| Aim |
Write the data below out exactly as it stands. Do not include the pictures.

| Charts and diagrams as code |
==================================================
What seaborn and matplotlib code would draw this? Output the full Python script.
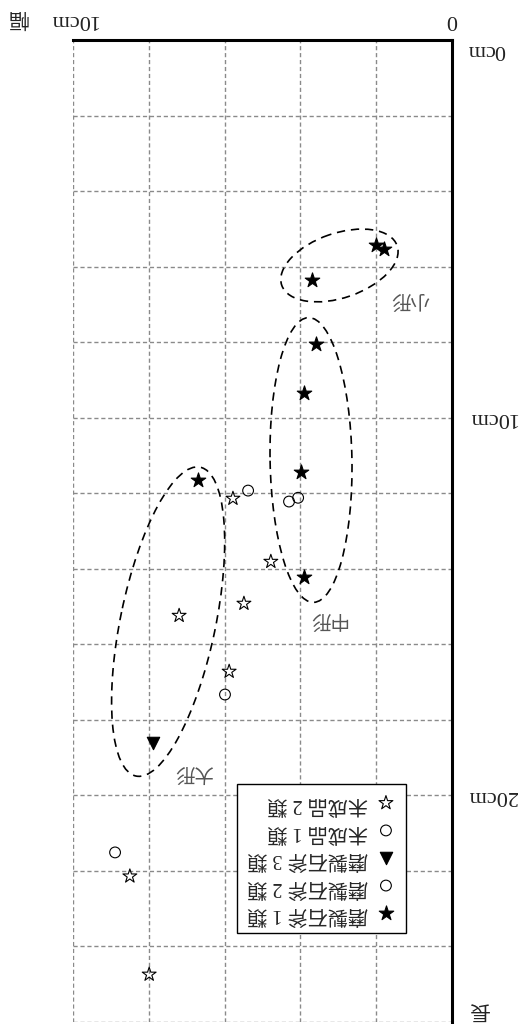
import matplotlib
matplotlib.use("Agg")
import matplotlib.pyplot as plt
import seaborn as sns
from matplotlib.patches import Ellipse

# ---------------- data (width cm, length cm) ----------------
labels = ["磨製石斧 1 類", "磨製石斧 2 類", "磨製石斧 3 類", "未成品 1 類", "未成品 2 類"]

axe1_w = [2.01, 1.79, 3.69, 3.59, 3.91, 3.98, 3.91, 6.70]
axe1_l = [5.42, 5.53, 6.35, 8.04, 9.34, 11.43, 14.23, 11.64]

axe2_w = [4.06, 4.30]
axe2_l = [12.12, 12.22]

axe3_w = [7.89]
axe3_l = [18.60]

unf1_w = [5.38, 5.99, 8.89]
unf1_l = [11.93, 17.33, 21.51]

unf2_w = [5.78, 4.78, 5.49, 7.20, 5.88, 8.50, 7.99]
unf2_l = [12.14, 13.81, 14.92, 15.24, 16.72, 22.14, 24.74]

x_ticks = [0, 2, 4, 6, 8, 10]
x_ticklabels = ["0", "", "", "", "", "10cm"]
y_ticks = list(range(0, 27, 2))
y_ticklabels = ["0cm", "", "", "", "", "10cm", "", "", "", "", "20cm", "", "", ""]

group_names = ["小形", "中形", "大形"]
group_centers = [(2.97, 5.97), (3.72, 11.12), (7.49, 15.40)]
group_sizes = [(3.22, 1.71), (7.54, 2.16), (8.35, 2.51)]
group_angles = [19, 91, 78.3]
group_label_pos = [(1.11, 6.88), (3.27, 15.34), (6.83, 19.39)]

# ---------------- figure ----------------
sns.set_theme(style="white")
plt.rcParams["font.family"] = ["Liberation Serif", "Noto Sans CJK JP", "DejaVu Sans"]

fig = plt.figure(figsize=(5.24, 10.24), dpi=100)
ax = fig.add_axes([73 / 524, 2 / 1024, (452 - 73) / 524, (1024 - 40 - 2) / 1024])

series = [
    (axe1_w, axe1_l, "*", "black", 120),
    (axe2_w, axe2_l, "o", "none", 60),
    (axe3_w, axe3_l, "v", "black", 80),
    (unf1_w, unf1_l, "o", "none", 60),
    (unf2_w, unf2_l, "*", "none", 110),
]
for (w, l, m, fc, s), lab in zip(series, labels):
    sns.scatterplot(x=w, y=l, marker=m, s=s, facecolor=fc, edgecolor="black",
                    linewidth=0.8, label=lab, ax=ax, zorder=4)

for (cx, cy), (ew, eh), ang in zip(group_centers, group_sizes, group_angles):
    ax.add_patch(Ellipse((cx, cy), ew, eh, angle=ang, fill=False, edgecolor="black",
                         linewidth=1.2, linestyle=(0, (5, 3.5)), zorder=3))
for name, (tx, ty) in zip(group_names, group_label_pos):
    ax.text(tx, ty, name, rotation=180, ha="center", va="center", fontsize=14,
            color="#555555", family=["Noto Sans CJK JP"], zorder=5)

ax.set_xlim(10, 0)
ax.set_ylim(26, 0)
ax.set_xlabel("")
ax.set_ylabel("")

ax.xaxis.tick_top()
ax.yaxis.tick_right()
ax.set_xticks(x_ticks, labels=x_ticklabels)
ax.set_yticks(y_ticks, labels=y_ticklabels)
ax.tick_params(axis="both", length=0, labelsize=16, colors="#222222")
ax.tick_params(axis="x", pad=8)
ax.tick_params(axis="y", pad=11)
for t in ax.get_xticklabels():
    t.set_rotation(180)
for i, t in enumerate(ax.get_yticklabels()):
    t.set_rotation(180)
    t.set_va("top" if i == 0 else "center")

ax.grid(True, color="#8a8a8a", linestyle=(0, (3, 2)), linewidth=1.0)
for side in ["left", "bottom"]:
    ax.spines[side].set_visible(False)
for side in ["top", "right"]:
    ax.spines[side].set_color("black")
    ax.spines[side].set_linewidth(2.2)

fig.text(17.5 / 524, 1 - 18 / 1024, "幅", rotation=180, ha="center", va="center",
         fontsize=15, family=["Noto Sans CJK JP"], color="#222222")
fig.text(478 / 524, 1 - 1010 / 1024, "長", rotation=180, ha="center", va="center",
         fontsize=15, family=["Noto Sans CJK JP"], color="#222222")

handles, labs = ax.get_legend_handles_labels()
leg = ax.legend(handles[::-1], labs[::-1], markerfirst=False, loc="upper left",
                bbox_to_anchor=(237 / 524, 1 - 784 / 1024), bbox_transform=fig.transFigure,
                borderaxespad=0, frameon=True, fancybox=False, framealpha=1,
                edgecolor="black", fontsize=14.5, labelspacing=0.42,
                handletextpad=0.4, borderpad=0.5, handlelength=1.0)
leg.get_frame().set_linewidth(1.0)
for t in leg.get_texts():
    t.set_rotation(180)
    t.set_family(["Liberation Serif", "Noto Sans CJK JP"])

fig.savefig("out.png", dpi=100)
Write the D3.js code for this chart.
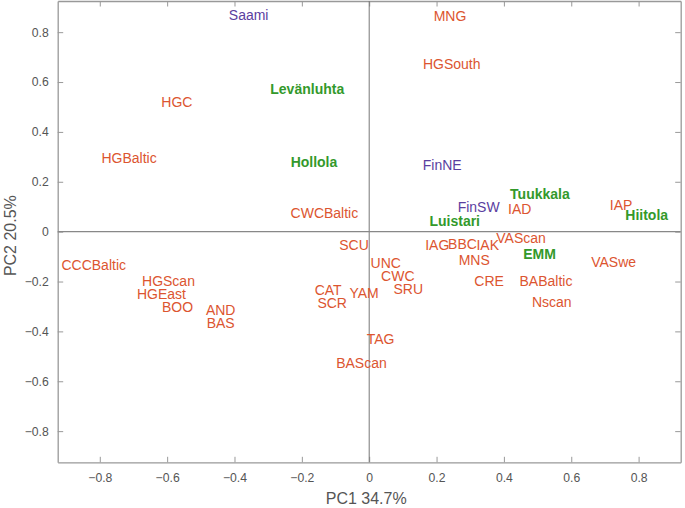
==================================================
| Solution to the problem |
What seaborn and matplotlib code would draw this? Output the full Python script.
import matplotlib
matplotlib.use("Agg")
import matplotlib.pyplot as plt
import seaborn as sns
from matplotlib.patches import Ellipse

# ---------------- data (width cm, length cm) ----------------
labels = ["磨製石斧 1 類", "磨製石斧 2 類", "磨製石斧 3 類", "未成品 1 類", "未成品 2 類"]

axe1_w = [2.01, 1.79, 3.69, 3.59, 3.91, 3.98, 3.91, 6.70]
axe1_l = [5.42, 5.53, 6.35, 8.04, 9.34, 11.43, 14.23, 11.64]

axe2_w = [4.06, 4.30]
axe2_l = [12.12, 12.22]

axe3_w = [7.89]
axe3_l = [18.60]

unf1_w = [5.38, 5.99, 8.89]
unf1_l = [11.93, 17.33, 21.51]

unf2_w = [5.78, 4.78, 5.49, 7.20, 5.88, 8.50, 7.99]
unf2_l = [12.14, 13.81, 14.92, 15.24, 16.72, 22.14, 24.74]

x_ticks = [0, 2, 4, 6, 8, 10]
x_ticklabels = ["0", "", "", "", "", "10cm"]
y_ticks = list(range(0, 27, 2))
y_ticklabels = ["0cm", "", "", "", "", "10cm", "", "", "", "", "20cm", "", "", ""]

group_names = ["小形", "中形", "大形"]
group_centers = [(2.97, 5.97), (3.72, 11.12), (7.49, 15.40)]
group_sizes = [(3.22, 1.71), (7.54, 2.16), (8.35, 2.51)]
group_angles = [19, 91, 78.3]
group_label_pos = [(1.11, 6.88), (3.27, 15.34), (6.83, 19.39)]

# ---------------- figure ----------------
sns.set_theme(style="white")
plt.rcParams["font.family"] = ["Liberation Serif", "Noto Sans CJK JP", "DejaVu Sans"]

fig = plt.figure(figsize=(5.24, 10.24), dpi=100)
ax = fig.add_axes([73 / 524, 2 / 1024, (452 - 73) / 524, (1024 - 40 - 2) / 1024])

series = [
    (axe1_w, axe1_l, "*", "black", 120),
    (axe2_w, axe2_l, "o", "none", 60),
    (axe3_w, axe3_l, "v", "black", 80),
    (unf1_w, unf1_l, "o", "none", 60),
    (unf2_w, unf2_l, "*", "none", 110),
]
for (w, l, m, fc, s), lab in zip(series, labels):
    sns.scatterplot(x=w, y=l, marker=m, s=s, facecolor=fc, edgecolor="black",
                    linewidth=0.8, label=lab, ax=ax, zorder=4)

for (cx, cy), (ew, eh), ang in zip(group_centers, group_sizes, group_angles):
    ax.add_patch(Ellipse((cx, cy), ew, eh, angle=ang, fill=False, edgecolor="black",
                         linewidth=1.2, linestyle=(0, (5, 3.5)), zorder=3))
for name, (tx, ty) in zip(group_names, group_label_pos):
    ax.text(tx, ty, name, rotation=180, ha="center", va="center", fontsize=14,
            color="#555555", family=["Noto Sans CJK JP"], zorder=5)

ax.set_xlim(10, 0)
ax.set_ylim(26, 0)
ax.set_xlabel("")
ax.set_ylabel("")

ax.xaxis.tick_top()
ax.yaxis.tick_right()
ax.set_xticks(x_ticks, labels=x_ticklabels)
ax.set_yticks(y_ticks, labels=y_ticklabels)
ax.tick_params(axis="both", length=0, labelsize=16, colors="#222222")
ax.tick_params(axis="x", pad=8)
ax.tick_params(axis="y", pad=11)
for t in ax.get_xticklabels():
    t.set_rotation(180)
for i, t in enumerate(ax.get_yticklabels()):
    t.set_rotation(180)
    t.set_va("top" if i == 0 else "center")

ax.grid(True, color="#8a8a8a", linestyle=(0, (3, 2)), linewidth=1.0)
for side in ["left", "bottom"]:
    ax.spines[side].set_visible(False)
for side in ["top", "right"]:
    ax.spines[side].set_color("black")
    ax.spines[side].set_linewidth(2.2)

fig.text(17.5 / 524, 1 - 18 / 1024, "幅", rotation=180, ha="center", va="center",
         fontsize=15, family=["Noto Sans CJK JP"], color="#222222")
fig.text(478 / 524, 1 - 1010 / 1024, "長", rotation=180, ha="center", va="center",
         fontsize=15, family=["Noto Sans CJK JP"], color="#222222")

handles, labs = ax.get_legend_handles_labels()
leg = ax.legend(handles[::-1], labs[::-1], markerfirst=False, loc="upper left",
                bbox_to_anchor=(237 / 524, 1 - 784 / 1024), bbox_transform=fig.transFigure,
                borderaxespad=0, frameon=True, fancybox=False, framealpha=1,
                edgecolor="black", fontsize=14.5, labelspacing=0.42,
                handletextpad=0.4, borderpad=0.5, handlelength=1.0)
leg.get_frame().set_linewidth(1.0)
for t in leg.get_texts():
    t.set_rotation(180)
    t.set_family(["Liberation Serif", "Noto Sans CJK JP"])

fig.savefig("out.png", dpi=100)
Write the D3.js code for this chart.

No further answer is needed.